Pour faire basculer la société, il faut certes être nombreux mais aussi
partir des besoins de chacun. S'il prend du temps, c'est l'unique moyen
de créer une dynamique collective : la démarche des membres de
SaluTerre, une SCOP implantée à Vélines qui travaille sur les jardins
partagés et au-delà sur les paysages participatifs http://www.saluterre.com/.
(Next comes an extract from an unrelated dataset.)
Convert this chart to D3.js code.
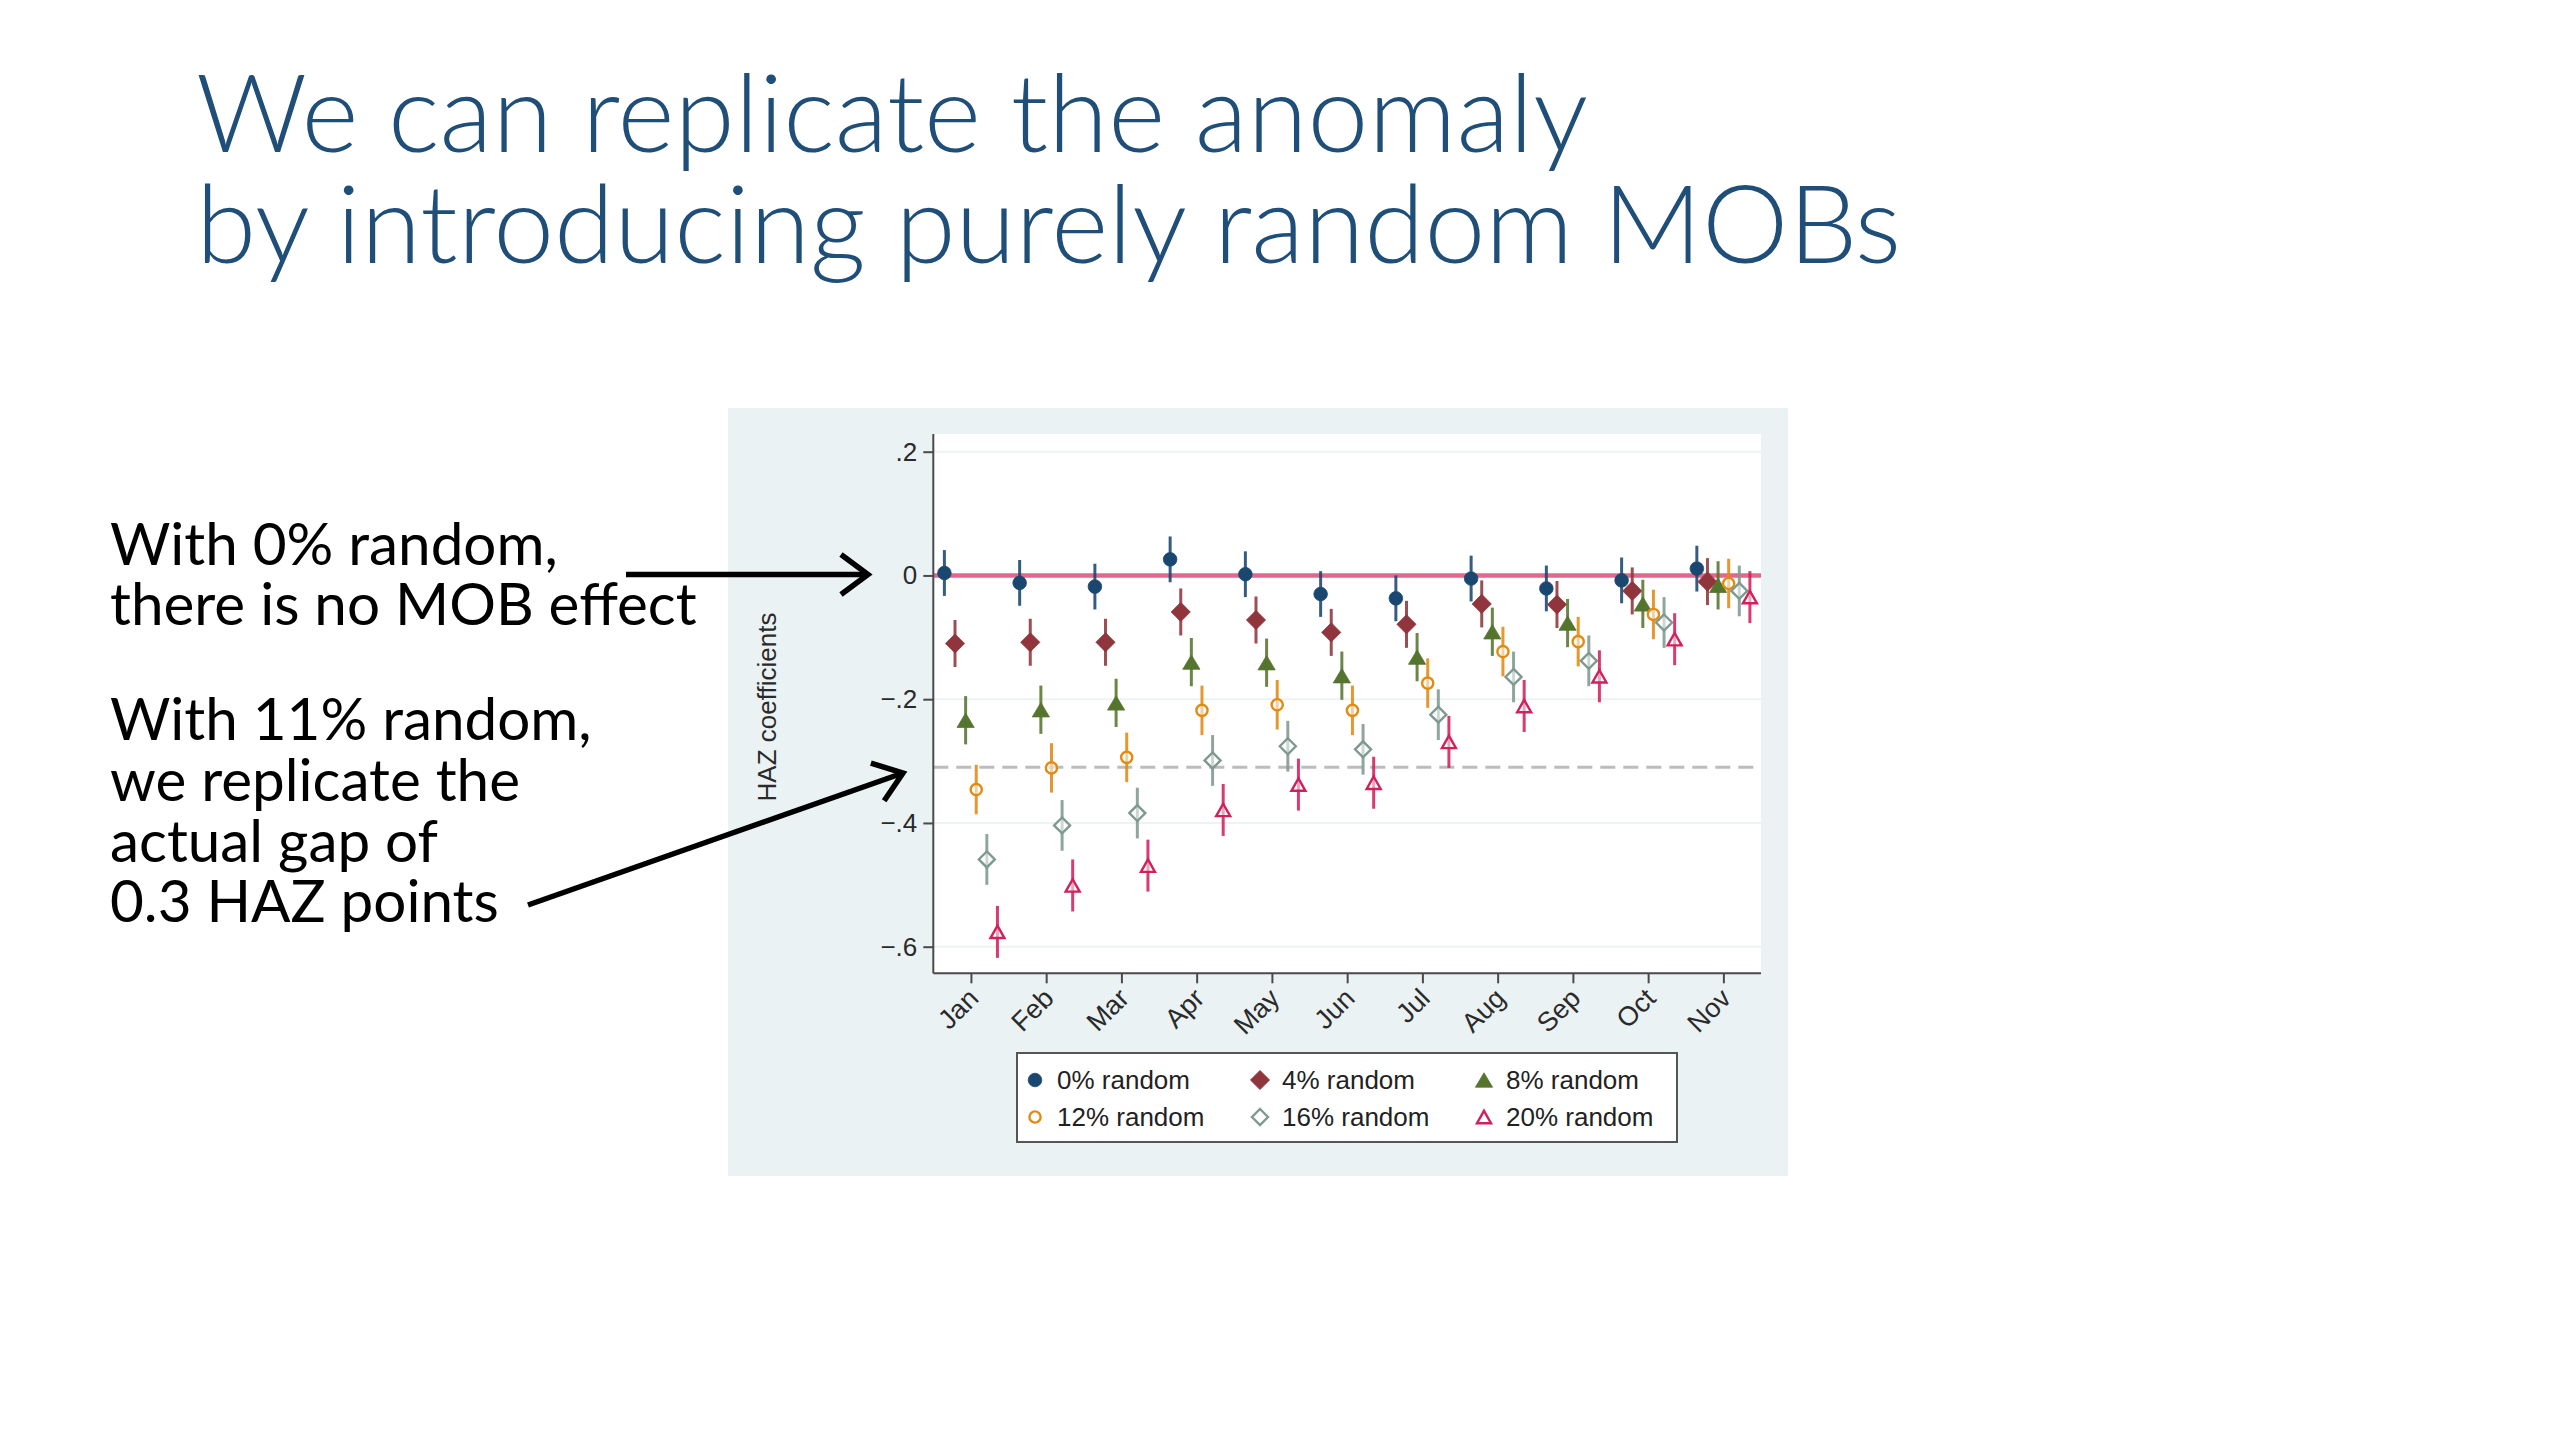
<!DOCTYPE html>
<html><head><meta charset="utf-8">
<script src="https://cdn.jsdelivr.net/npm/d3@7"></script>
<style>
html,body{margin:0;padding:0;background:#ffffff;}
svg{display:block;}
</style></head>
<body>
<svg id="chart" width="2560" height="1440"></svg>
<script>
// ---------------- DATA ----------------
const months = ["Jan","Feb","Mar","Apr","May","Jun","Jul","Aug","Sep","Oct","Nov"];
const seriesLabels = ["0% random","4% random","8% random","12% random","16% random","20% random"];
const random0  = [0.004, -0.012, -0.018, 0.026, 0.002, -0.030, -0.037, -0.005, -0.021, -0.008, 0.011];
const random4  = [-0.110, -0.108, -0.108, -0.059, -0.072, -0.092, -0.079, -0.046, -0.047, -0.025, -0.010];
const random8  = [-0.234, -0.217, -0.206, -0.140, -0.141, -0.162, -0.132, -0.091, -0.077, -0.046, -0.016];
const random12 = [-0.346, -0.311, -0.294, -0.218, -0.209, -0.218, -0.174, -0.123, -0.107, -0.063, -0.013];
const random16 = [-0.459, -0.404, -0.384, -0.299, -0.276, -0.281, -0.225, -0.164, -0.138, -0.076, -0.025];
const random20 = [-0.576, -0.501, -0.469, -0.379, -0.338, -0.335, -0.269, -0.211, -0.163, -0.103, -0.035];
const ciHalfWidth = [0.037, 0.038, 0.039, 0.040, 0.041, 0.042];
const yTicks = [0.2, 0, -0.2, -0.4, -0.6];
const zeroValue = 0;
const gapValue = -0.31;
const yTitle = "HAZ coefficients";
const titleLines = ["We can replicate the anomaly", "by introducing purely random MOBs"];
const noteTop = ["With 0% random,", "there is no MOB effect"];
const noteBottom = ["With 11% random,", "we replicate the", "actual gap of", "0.3 HAZ points"];

// ---------------- SETUP ----------------
const seriesValues = [random0, random4, random8, random12, random16, random20];
const colors = ["#1a476f", "#90353b", "#55752f", "#e38a12", "#7e9a90", "#d0215a"];
const shapes = ["circle", "diamond", "triangle", "circle", "diamond", "triangle"];
const hollow = [false, false, false, true, true, true];
const groupStep = 0.141; // offset between series within a month (x units)

const svg = d3.select("#chart");
const chartFont = "'Liberation Sans', Arial, sans-serif";
const slideFont = "Lato, 'Open Sans', sans-serif";

// slide title
const title = svg.append("g").attr("fill", "#1f4e79").attr("font-family", slideFont).attr("font-weight", 300);
const t1 = title.append("text").attr("x", 196).attr("y", 152).attr("font-size", 100).text(titleLines[0]);
const t2 = title.append("text").attr("x", 196).attr("y", 263).attr("font-size", 100).text(titleLines[1]);
{
  const r1 = 1395 / t1.node().getComputedTextLength();
  const r2 = 1702 / t2.node().getComputedTextLength();
  const fs = 100 * (r1 + r2) / 2;
  t1.attr("font-size", fs); t2.attr("font-size", fs);
}

// chart panel (graph region)
svg.append("rect").attr("x", 728).attr("y", 408).attr("width", 1060).attr("height", 768).attr("fill", "#eaf2f3");

const plot = {left: 933.3, right: 1761, top: 434, bottom: 973.3};
svg.append("rect").attr("x", plot.left).attr("y", plot.top)
  .attr("width", plot.right - plot.left).attr("height", plot.bottom - plot.top).attr("fill", "#ffffff");

const x = d3.scaleLinear().domain([0.5, 11.5]).range([plot.left, plot.right]);
const y = d3.scaleLinear().domain([-0.6, 0.2]).range([946.7, 451.7]);

// gridlines
svg.append("g").selectAll("line").data(yTicks).join("line")
  .attr("x1", plot.left).attr("x2", plot.right)
  .attr("y1", d => y(d)).attr("y2", d => y(d))
  .attr("stroke", "#eef2f2").attr("stroke-width", 2);

// reference lines
svg.append("line").attr("x1", plot.left).attr("x2", plot.right)
  .attr("y1", y(gapValue)).attr("y2", y(gapValue))
  .attr("stroke", "#bcbcbc").attr("stroke-width", 3).attr("stroke-dasharray", "15,8");
svg.append("line").attr("x1", plot.left).attr("x2", plot.right)
  .attr("y1", y(zeroValue)).attr("y2", y(zeroValue))
  .attr("stroke", "#e2678c").attr("stroke-width", 4.5);

// axes
const fmtY = v => v === 0 ? "0" : (v < 0 ? "\u2212" : "") + String(Math.abs(+v.toFixed(2))).replace(/^0/, "");
const yAxis = svg.append("g").attr("transform", `translate(${plot.left},0)`)
  .call(d3.axisLeft(y).tickValues(yTicks).tickFormat(fmtY).tickSize(10).tickPadding(6));
yAxis.select(".domain").attr("d", `M0,${plot.top}V${plot.bottom}`);
const xAxis = svg.append("g").attr("transform", `translate(0,${plot.bottom})`)
  .call(d3.axisBottom(x).tickValues(d3.range(1, 12)).tickFormat(i => months[i - 1]).tickSize(10));
xAxis.select(".domain").attr("d", `M${plot.left},0H${plot.right}`);
[yAxis, xAxis].forEach(a => {
  a.select(".domain").attr("stroke", "#4a4a4a").attr("stroke-width", 2);
  a.selectAll(".tick line").attr("stroke", "#4a4a4a").attr("stroke-width", 2);
  a.selectAll(".tick text").attr("fill", "#2a2a2a").attr("font-family", chartFont);
});
yAxis.selectAll(".tick text").attr("font-size", 26);
xAxis.selectAll(".tick text").attr("font-size", 27).attr("x", 0).attr("y", 0).attr("dy", "0.35em")
  .style("text-anchor", "end").attr("transform", "translate(2,20) rotate(-45)");

// y title
svg.append("text").attr("transform", "translate(776,707) rotate(-90)")
  .attr("text-anchor", "middle").attr("font-family", chartFont).attr("font-size", 26)
  .attr("fill", "#2a2a2a").text(yTitle);

// marker shapes
function symbolPath(shape, isHollow) {
  if (shape === "circle") {
    const r = isHollow ? 5.6 : 6.8;
    return `M${-r},0A${r},${r} 0 1,0 ${r},0A${r},${r} 0 1,0 ${-r},0Z`;
  }
  if (shape === "diamond") {
    const s = isHollow ? 8 : 9.6;
    return `M0,${-s}L${s},0L0,${s}L${-s},0Z`;
  }
  const w = isHollow ? 7 : 8.6, h = isHollow ? 6.2 : 7.2;
  return `M0,${-h}L${w},${h}L${-w},${h}Z`;
}
function styleMarker(sel, i) {
  sel.attr("d", symbolPath(shapes[i], hollow[i]))
    .attr("fill", hollow[i] ? "#ffffff" : colors[i])
    .attr("fill-opacity", hollow[i] ? 0.55 : 1)
    .attr("stroke", colors[i]).attr("stroke-width", hollow[i] ? 2.4 : 0.8);
}

// series
seriesValues.forEach((vals, i) => {
  const g = svg.append("g");
  const pts = vals.map((v, m) => ({xv: m + 1 + (i - 2.5) * groupStep, v}));
  g.selectAll("line").data(pts).join("line")
    .attr("x1", d => x(d.xv)).attr("x2", d => x(d.xv))
    .attr("y1", d => y(d.v - ciHalfWidth[i])).attr("y2", d => y(d.v + ciHalfWidth[i]))
    .attr("stroke", colors[i]).attr("stroke-width", 3).attr("stroke-opacity", 0.88);
  g.selectAll("path").data(pts).join("path")
    .attr("transform", d => `translate(${x(d.xv)},${y(d.v)})`)
    .call(sel => styleMarker(sel, i));
});

// legend
const leg = svg.append("g");
leg.append("rect").attr("x", 1017).attr("y", 1053).attr("width", 660).attr("height", 89)
  .attr("fill", "#ffffff").attr("stroke", "#555555").attr("stroke-width", 2);
const legCols = [1035, 1260, 1484], legRows = [1080, 1117];
seriesLabels.forEach((lab, i) => {
  const cx = legCols[i % 3], cy = legRows[Math.floor(i / 3)];
  leg.append("path").attr("transform", `translate(${cx},${cy})`).call(sel => styleMarker(sel, i));
  leg.append("text").attr("x", cx + 22).attr("y", cy).attr("dy", "0.36em")
    .attr("font-family", chartFont).attr("font-size", 26).attr("fill", "#222").text(lab);
});

// annotations
const notes = svg.append("g").attr("font-family", slideFont).attr("fill", "#000");
const allNotes = [...noteTop, ...noteBottom];
const baselines = [565, 625, 740, 801, 862, 922];
const noteEls = allNotes.map((s, k) => notes.append("text").attr("x", 110).attr("y", baselines[k]).attr("font-size", 50).text(s));
{
  const r1 = 584 / noteEls[1].node().getComputedTextLength();
  const r2 = 484 / noteEls[2].node().getComputedTextLength();
  const fs = 50 * (r1 + r2) / 2;
  noteEls.forEach(e => e.attr("font-size", fs));
}

// arrows
function arrow(x1, y1, x2, y2) {
  const len = Math.hypot(x2 - x1, y2 - y1), ux = (x2 - x1) / len, uy = (y2 - y1) / len;
  const nx = -uy, ny = ux, back = 27, half = 20;
  const g = svg.append("g").attr("fill", "none").attr("stroke", "#000").attr("stroke-width", 5.5);
  g.append("line").attr("x1", x1).attr("y1", y1).attr("x2", x2 - ux * 3).attr("y2", y2 - uy * 3);
  g.append("path").attr("stroke-linejoin", "miter")
    .attr("d", `M${x2 - ux * back + nx * half},${y2 - uy * back + ny * half}L${x2},${y2}L${x2 - ux * back - nx * half},${y2 - uy * back - ny * half}`);
}
arrow(626, 574.5, 868, 574.5);
arrow(528, 905, 903, 773);
</script>
</body></html>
C'est en agissant ainsi que les consommateurs les plus éloignés d'une
prise de conscience, attirés par les bonnes affaires de la grande
distribution, pourront aller vers d'autres modes de pensée. Plutôt que
combattre le système, Gentiane Cremer, reprenant les propos de John
Lennon, estime que la multiplication des initiatives à petite échelle
peut finir par le rendre obsolète. Quand on évoque cette minorité
agissante qui peut bousculer le système mais sans le remettre en cause,
la vidéaste affirme que "si tous les gens convaincus respectaient le
fait de ne pas aller dans les grandes surfaces, l'air de rien, cela
ferait baisser de façon significative l'activité des GMS et
permettraient à plus d'offres d'exister".
Pour se convaincre
davantage et découvrir des exemples d'actions locales ou plus éloignées
en France, chacun est donc invité à s'inscrire sur le nouveau site
d'Itinérances Films conçu bénévolement par Céline Garel, webmaster de
l'association. https://www.itinerance-films.fr
Il accèdera alors pendant un mois à partir de mi-octobre (voire plus
tôt pour les donateurs) aux entretiens en format long. Les interviews
seront ensuite l'objet d'une édition en coffret DVD ou en formant
numérique sur Internet. 300 personnes se sont déjà inscrites et la
co-présidente espère atteindre les 2000 personnes. Le coût du projet
est estimé à 25 000 euros (dépenses incompressibles) mais si tout devait
être chiffré, il serait de l'ordre de 68 000 euros. Le financement
participatif est donc bienvenu car il est actuellement très loin d'avoir
atteint la somme voulue (environ 2000 euros). Le projet a pourtant été
lancé au forum ouvert le 8 avril dernier pour construire une
souveraineté alimentaire locale et soutenu par un pique-nique convivial
le 16 juin. Là encore, les média l'ont plébiscité mais la mairie s'est faite
discrète.
Malgré
tout, enthousiaste et passionnée, ne ménageant pas son temps, Gentiane
Cremer pense déjà à l'après. Succédant à une première édition du sommet
sur Internet, elle envisage en novembre 2018 une deuxième édition à
Paris où acteurs et public se rencontrent et débattent. Elle a aussi le
projet d'aller à la rencontre de citoyens ordinaires qui témoignent de
leur expérience et de leurs propres actions en faveur de la souveraineté
alimentaire. Une manière de continuer l'aventure et de poursuivre
l'espoir que des changements sont possibles.